Um
arranjo de mão dupla demonstrará o efeito do apoio de Bolsonaro a Russomanno
Que Jair Bolsonaro tem rara
capacidade de transferir votos, não há dúvida. Elegeu três filhos em colégios
eleitorais distintos e um sem-número de desconhecidos coronéis, capitães e
majores, País afora. O outro líder nacional com essa capacidade é Lula,
provisoriamente contido pelas circunstâncias.
A disputa pela Prefeitura de São Paulo tornou-se campo ideal para efeito demonstração deste bolsonarismo por patrocínio. Será um verdadeiro recenseamento, com precisão estatística. Não importa a falta de homogeneidade, cada bolsonarista sabe precisamente o seu tipo.
Alguns
são remanescentes do encantamento pelo já superado discurso de combate à
corrupção; outros por serem apaixonados pelo porte e potência das armas; uns da
direita sectária; outros, terrivelmente militantes religiosos. Todos pela
adesão irrestrita ao seu profeta.
Celso Russomanno (Republicanos),
cansado de insistir em derrotas sucessivas, precedidas por triunfais pole
positions em pesquisas eleitorais, viu no apoio do presidente a chance de dar
uma identidade à sua candidatura. O esquema agradou a Bolsonaro, que havia
liquidado seus grupos organizados em São Paulo de quem se afastou com desdém ao
chegar à Presidência.
Um
arranjo de mão dupla demonstrará o efeito deste apoio. No primeiro, Russomanno
é o beneficiário. Tenta empurrar Bolsonaro, em seu lugar, no ataque ao seu
adversário direto, Bruno Covas (PSDB), ao mesmo
tempo em que força a transformação do presidente em alvo. Nas últimas 48 horas,
Russomanno insistiu mil vezes que a coligação de Covas é a frente paulista
anti-Bolsonaro. O presidente, popular e fortão, segue na frente, e o candidato
a prefeito fica um passo atrás, livre das escaramuças.
Outro
efeito em teste é a inversão da roda da ciranda. Neste, o beneficiário é
Bolsonaro. Russomanno torna-se o símbolo do eleitorado cujo voto foi a ele
transferido e porta-estandarte do bolsonarismo em São Paulo. O eleitorado o
acompanha, mas exige que proteja Bolsonaro e use a máquina a seu serviço.
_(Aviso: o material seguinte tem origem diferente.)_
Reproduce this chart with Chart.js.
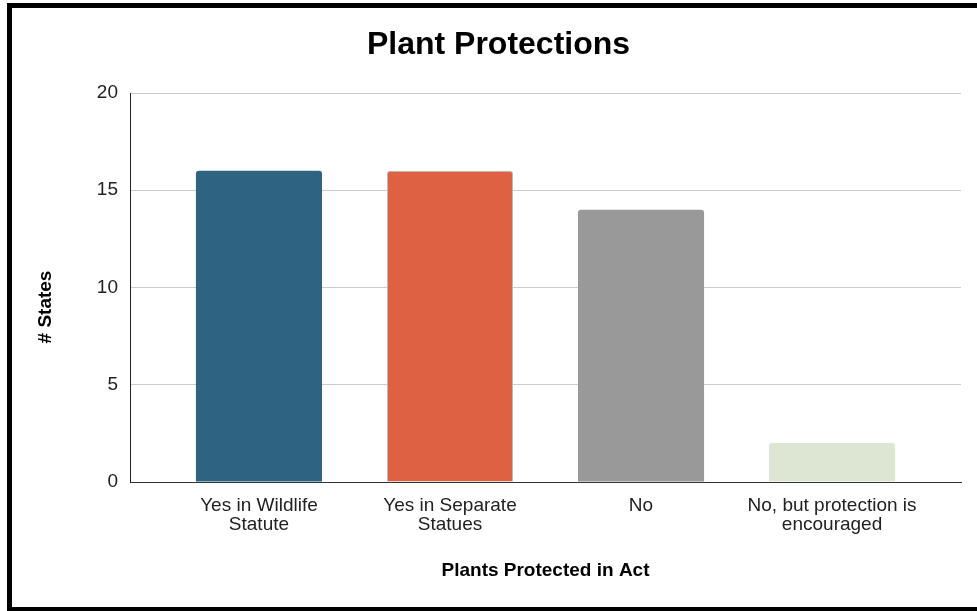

Russomanno, de patrocinado, passa a patrocinador.
Kassio
com K. Sem ilusões: todos os passos amistosos do presidente Jair Bolsonaro em
direção ao Supremo Tribunal
Federal têm um único e fisiológico objetivo. O de
proteger o primogênito Flávio Bolsonaro.
A
preocupação com este filho é obsessão e determina a relação do presidente com
os tribunais superiores. A indicação de Kassio Marques, negociação conduzida
por 01 para a vaga do decano Celso de Mello, integra este conjunto
de providências objetivas.
Desagradou
a três alas de apoiadores do presidente e satisfez a outras três. Os que
esperneiam são originários do lavajatismo convertidos ao bolsonarismo; são os
líderes evangélicos que já saboreavam a vaga; e os radicais ligados ao
inacreditável Olavo de Carvalho, que ainda teima em
influenciar o governo com gritos e palavrões.
Já
os três grupos que aprovaram a escolha têm outras motivações. O apoio da Ordem
dos Advogados foi corporativista, sem peso político ou ideológico; o Centrão vislumbrou também
proteção aos interesses amplamente conhecidos; e um terceiro grupo gostou
porque se sentiu aliviado. Temia que o escolhido tivesse um perfil de
lobisomem, alguém incompatível com os ritos, linguagem e notável saber
jurídico.
Na
história recente do Supremo cita-se muito o caso de Luiz Fux, o novo presidente. À maneira
carioca, o então surfista juiz minimizou, numa conversa com o então
ministro José Dirceu,
os riscos judiciais a que o mensalão expunha o governo Lula. “Deixa que eu mato
no peito.” Um aceno não cumprido que, por isso mesmo, pertence aos registros da
memória.
Caboclo nordestino, o mínimo que os aliados do governo esperam do piauiense Kassio Marques é que, se prometeu alguma coisa, cumpra.